==== COLLECTED DATA

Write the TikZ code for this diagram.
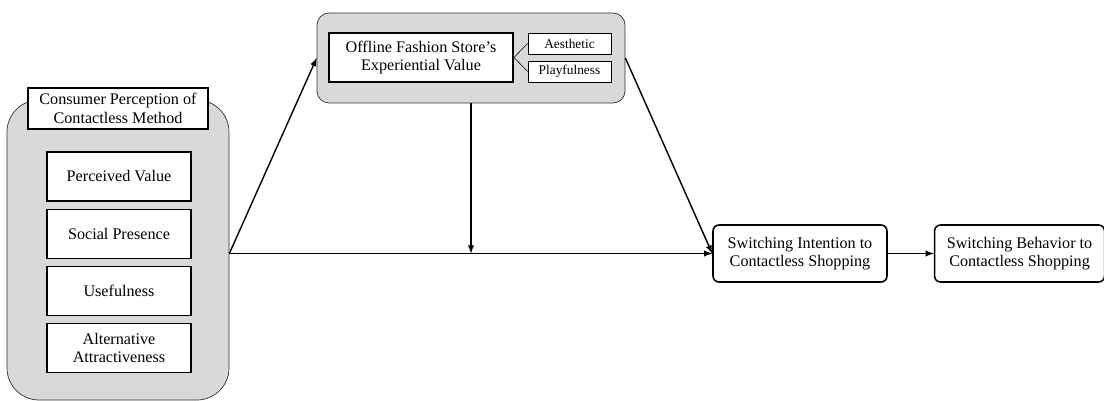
\documentclass[tikz,border=0pt]{standalone}
\usepackage{fontspec}
\setmainfont{Liberation Serif}
\usepackage{tikz}
\usetikzlibrary{positioning,shapes,arrows}
\tikzstyle{group} = [rectangle, draw=black!80, fill=gray!30, line width=0.5pt]
\tikzstyle{title} = [rectangle, draw, fill=white, line width=1.4pt, align=center, font=\fontsize{11.5}{13}\selectfont]
\tikzstyle{item} = [rectangle, draw, fill=white, line width=0.9pt, align=center, minimum width=3.6cm, minimum height=1.225cm, font=\fontsize{11.5}{13}\selectfont]
\tikzstyle{sub} = [rectangle, draw, fill=white, line width=0.5pt, minimum width=2.075cm, minimum height=0.525cm, inner sep=1pt, font=\fontsize{9.5}{10}\selectfont]
\tikzstyle{block} = [rectangle, draw, rounded corners=0.15cm, line width=1.1pt, align=center, minimum height=1.425cm, font=\fontsize{11.5}{13}\selectfont]

\begin{document}
\begin{tikzpicture}[node distance=1.43cm, auto, >=latex, line width=1pt]
\useasboundingbox (0,0) rectangle (27.6,-10.025);
% left group
\node[group, rounded corners=0.8cm, minimum width=5.55cm, minimum height=7.5cm] (percgrp) at (2.95,-6.25) {};
\node[title, minimum width=4.5cm, minimum height=1.025cm] (perc) at (2.95,-2.7125) {Consumer Perception of\\Contactless Method};
\node[item] (value) at (2.975,-4.4125) {Perceived Value};
\node[item, below of=value] (social) {Social Presence};
\node[item, below of=social] (useful) {Usefulness};
\node[item, below of=useful] (altern) {Alternative\\Attractiveness};
% top group
\node[group, rounded corners=0.3cm, minimum width=7.7cm, minimum height=2.25cm] (storegrp) at (11.775,-1.45) {};
\node[title, minimum width=4.6cm, minimum height=1.225cm] (store) at (10.525,-1.4375) {Offline Fashion Store's\\Experiential Value};
\node[sub] (aesth) at (14.2375,-1.0875) {Aesthetic};
\node[sub] (playful) at (14.2375,-1.7875) {Playfulness};
\draw[line width=0.4pt] (store.east) -- (aesth.west);
\draw[line width=0.4pt] (store.east) -- (playful.west);
% outcomes
\node[block, minimum width=4.35cm] (intent) at (20.0,-6.3375) {Switching Intention to\\Contactless Shopping};
\node[block, minimum width=4.25cm, right=1.15cm of intent] (behav) {Switching Behavior to\\Contactless Shopping};
% paths
\coordinate (start) at (percgrp.east |- intent.west);
\coordinate (join) at (storegrp.south |- intent.west);
\draw[->] (start) -- (intent.west);
\draw[->] (start) -- (storegrp.west);
\draw[->] (storegrp.east) -- (intent.west);
\draw[->] (storegrp.south) -- (join);
\draw[->] (intent) -- (behav);
\end{tikzpicture}
\end{document}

========

*GIVEN EXERCISE*
Repeat the listing in full and exactly. Leave any pictures out.

*THE OUTPUT*
Write the TikZ code for this diagram.
\documentclass[tikz,border=0pt]{standalone}
\usepackage{fontspec}
\setmainfont{Liberation Serif}
\usepackage{tikz}
\usetikzlibrary{positioning,shapes,arrows}
\tikzstyle{group} = [rectangle, draw=black!80, fill=gray!30, line width=0.5pt]
\tikzstyle{title} = [rectangle, draw, fill=white, line width=1.4pt, align=center, font=\fontsize{11.5}{13}\selectfont]
\tikzstyle{item} = [rectangle, draw, fill=white, line width=0.9pt, align=center, minimum width=3.6cm, minimum height=1.225cm, font=\fontsize{11.5}{13}\selectfont]
\tikzstyle{sub} = [rectangle, draw, fill=white, line width=0.5pt, minimum width=2.075cm, minimum height=0.525cm, inner sep=1pt, font=\fontsize{9.5}{10}\selectfont]
\tikzstyle{block} = [rectangle, draw, rounded corners=0.15cm, line width=1.1pt, align=center, minimum height=1.425cm, font=\fontsize{11.5}{13}\selectfont]

\begin{document}
\begin{tikzpicture}[node distance=1.43cm, auto, >=latex, line width=1pt]
\useasboundingbox (0,0) rectangle (27.6,-10.025);
% left group
\node[group, rounded corners=0.8cm, minimum width=5.55cm, minimum height=7.5cm] (percgrp) at (2.95,-6.25) {};
\node[title, minimum width=4.5cm, minimum height=1.025cm] (perc) at (2.95,-2.7125) {Consumer Perception of\\Contactless Method};
\node[item] (value) at (2.975,-4.4125) {Perceived Value};
\node[item, below of=value] (social) {Social Presence};
\node[item, below of=social] (useful) {Usefulness};
\node[item, below of=useful] (altern) {Alternative\\Attractiveness};
% top group
\node[group, rounded corners=0.3cm, minimum width=7.7cm, minimum height=2.25cm] (storegrp) at (11.775,-1.45) {};
\node[title, minimum width=4.6cm, minimum height=1.225cm] (store) at (10.525,-1.4375) {Offline Fashion Store's\\Experiential Value};
\node[sub] (aesth) at (14.2375,-1.0875) {Aesthetic};
\node[sub] (playful) at (14.2375,-1.7875) {Playfulness};
\draw[line width=0.4pt] (store.east) -- (aesth.west);
\draw[line width=0.4pt] (store.east) -- (playful.west);
% outcomes
\node[block, minimum width=4.35cm] (intent) at (20.0,-6.3375) {Switching Intention to\\Contactless Shopping};
\node[block, minimum width=4.25cm, right=1.15cm of intent] (behav) {Switching Behavior to\\Contactless Shopping};
% paths
\coordinate (start) at (percgrp.east |- intent.west);
\coordinate (join) at (storegrp.south |- intent.west);
\draw[->] (start) -- (intent.west);
\draw[->] (start) -- (storegrp.west);
\draw[->] (storegrp.east) -- (intent.west);
\draw[->] (storegrp.south) -- (join);
\draw[->] (intent) -- (behav);
\end{tikzpicture}
\end{document}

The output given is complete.